EXERCISE OBJECTIVE:
Exactly as written, write out the lines below from the first to the one containing "from matplotlib.lines import Line2D", inclusive. Pictures do not belong in the copy.
— START OF DATA SEGMENT —
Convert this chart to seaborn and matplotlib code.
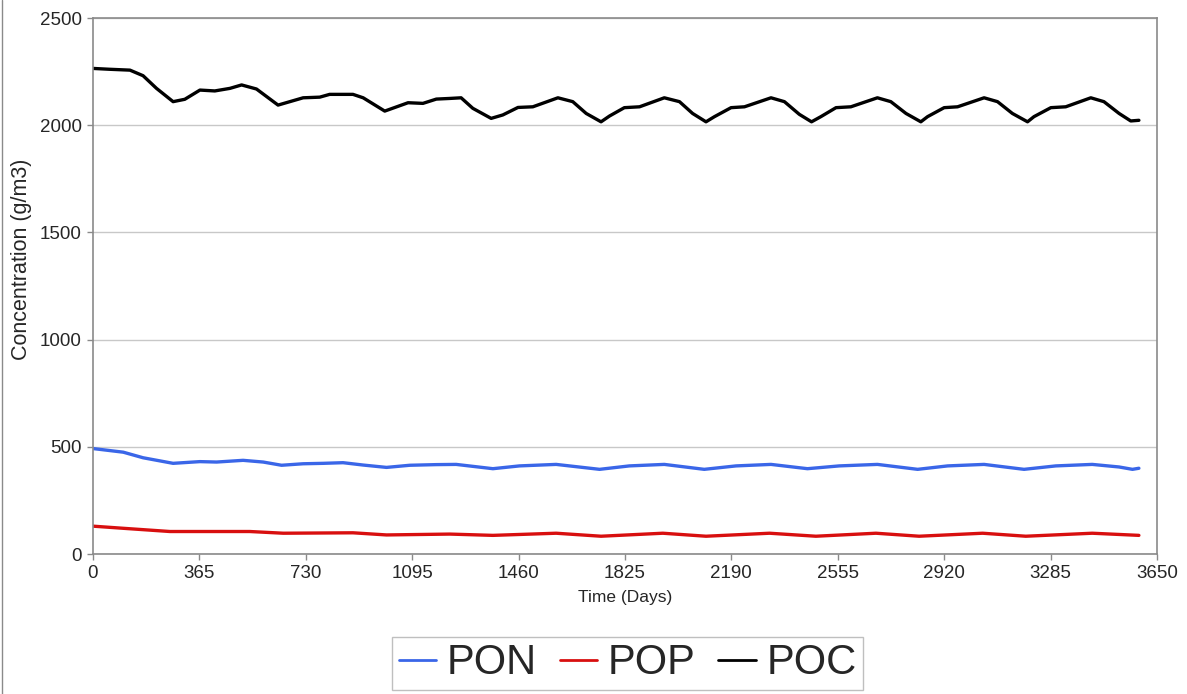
import matplotlib
matplotlib.use("Agg")
import matplotlib.pyplot as plt
import numpy as np
import pandas as pd
import seaborn as sns
from matplotlib.lines import Line2D

# values
poc_days = [0, 58, 127, 172, 218, 275, 315, 367, 418, 470, 510, 561, 635, 721, 778, 812,
            892, 927, 1001, 1081, 1132, 1178, 1224, 1263, 1303, 1366, 1406, 1458, 1509,
            1595, 1646, 1692, 1743, 1772, 1823, 1875, 1960, 2012, 2057, 2103, 2132, 2189,
            2235, 2326, 2372, 2423, 2465, 2497, 2549, 2600, 2691, 2737, 2789, 2840, 2863,
            2920, 2966, 3057, 3103, 3154, 3206, 3228, 3286, 3337, 3423, 3468, 3520, 3560,
            3588]
poc_vals = [2265, 2261, 2257, 2231, 2172, 2110, 2121, 2164, 2160, 2172, 2188, 2169, 2094,
            2128, 2131, 2144, 2144, 2128, 2066, 2105, 2102, 2122, 2125, 2128, 2079, 2032,
            2048, 2083, 2086, 2128, 2110, 2055, 2016, 2043, 2082, 2086, 2128, 2110, 2055,
            2016, 2040, 2082, 2086, 2128, 2110, 2051, 2016, 2040, 2082, 2086, 2128, 2110,
            2055, 2016, 2040, 2082, 2086, 2128, 2110, 2055, 2016, 2040, 2082, 2086, 2128,
            2110, 2055, 2020, 2023]

pon_days = [0, 104, 172, 275, 367, 424, 515, 584, 647, 721, 790, 858, 927, 1007, 1087,
            1178, 1246, 1372, 1463, 1589, 1738, 1840, 1960, 2097, 2206, 2326, 2451, 2560,
            2691, 2829, 2932, 3057, 3194, 3303, 3428, 3520, 3566, 3588]
pon_vals = [492, 475, 449, 423, 431, 429, 437, 429, 414, 421, 423, 426, 415, 404, 414,
            417, 418, 398, 411, 418, 395, 411, 418, 395, 411, 418, 398, 411, 418, 395,
            411, 418, 395, 411, 418, 406, 395, 400]

pop_days = [0, 104, 264, 538, 653, 892, 1007, 1224, 1372, 1589, 1743, 1955, 2103, 2321,
            2480, 2686, 2834, 3052, 3200, 3428, 3588]
pop_vals = [130, 120, 105, 105, 97, 99, 89, 93, 87, 97, 83, 97, 83, 97, 83, 97, 83, 97,
            83, 97, 87]

series_names = ["PON", "POP", "POC"]
series_colors = {"PON": "#3a66e8", "POP": "#d80f0f", "POC": "#000000"}
x_ticks = [0, 365, 730, 1095, 1460, 1825, 2190, 2555, 2920, 3285, 3650]
y_ticks = [0, 500, 1000, 1500, 2000, 2500]

df = pd.concat([
    pd.DataFrame({"day": pon_days, "value": pon_vals, "series": "PON"}),
    pd.DataFrame({"day": pop_days, "value": pop_vals, "series": "POP"}),
    pd.DataFrame({"day": poc_days, "value": poc_vals, "series": "POC"}),
], ignore_index=True)

sns.set_style("white")
plt.rcParams["font.family"] = ["Liberation Sans", "DejaVu Sans"]

fig = plt.figure(figsize=(11.87, 6.94), dpi=100)
ax = fig.add_axes([0.0783, 0.2017, 0.8964, 0.7723])

sns.lineplot(data=df, x="day", y="value", hue="series", hue_order=series_names,
             palette=series_colors, estimator=None, sort=True, linewidth=2.4,
             legend=False, ax=ax)

ax.set_xlim(0, 3650)
ax.set_ylim(0, 2500)
ax.set_xticks(x_ticks)
ax.set_yticks(y_ticks)
ax.yaxis.grid(True, color="#c8c8c8", linewidth=1)
ax.xaxis.grid(False)
for s in ax.spines.values():
    s.set_color("#8a8a8a")
    s.set_linewidth(1.2)
ax.tick_params(axis="both", which="major", length=4, width=1, color="#8a8a8a",
               labelsize=13.5, direction="out", bottom=True, left=True, pad=4)
ax.set_xlabel("Time (Days)", fontsize=12.5, labelpad=6)
ax.set_ylabel("Concentration (g/m3)", fontsize=15.5)
ax.yaxis.set_label_coords(-0.057, 0.55)

handles = [Line2D([], [], color=series_colors[n], linewidth=2) for n in series_names]
leg = fig.legend(handles, series_names, loc="center", bbox_to_anchor=(0.5287, 0.044),
                 ncol=3, fontsize=30, frameon=True, fancybox=False, handlelength=0.9,
                 handletextpad=0.25, columnspacing=0.55, borderpad=0.15,
                 borderaxespad=0)
leg.get_frame().set_edgecolor("#b0b0b0")
leg.get_frame().set_linewidth(1)

fig.add_artist(Line2D([0.002, 0.002], [0, 1], transform=fig.transFigure,
                      color="#8a8a8a", linewidth=1))

fig.savefig("out.png", dpi=100, facecolor="white")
— END OF DATA SEGMENT —
THE RESPONSE:
Convert this chart to seaborn and matplotlib code.
import matplotlib
matplotlib.use("Agg")
import matplotlib.pyplot as plt
import numpy as np
import pandas as pd
import seaborn as sns
from matplotlib.lines import Line2D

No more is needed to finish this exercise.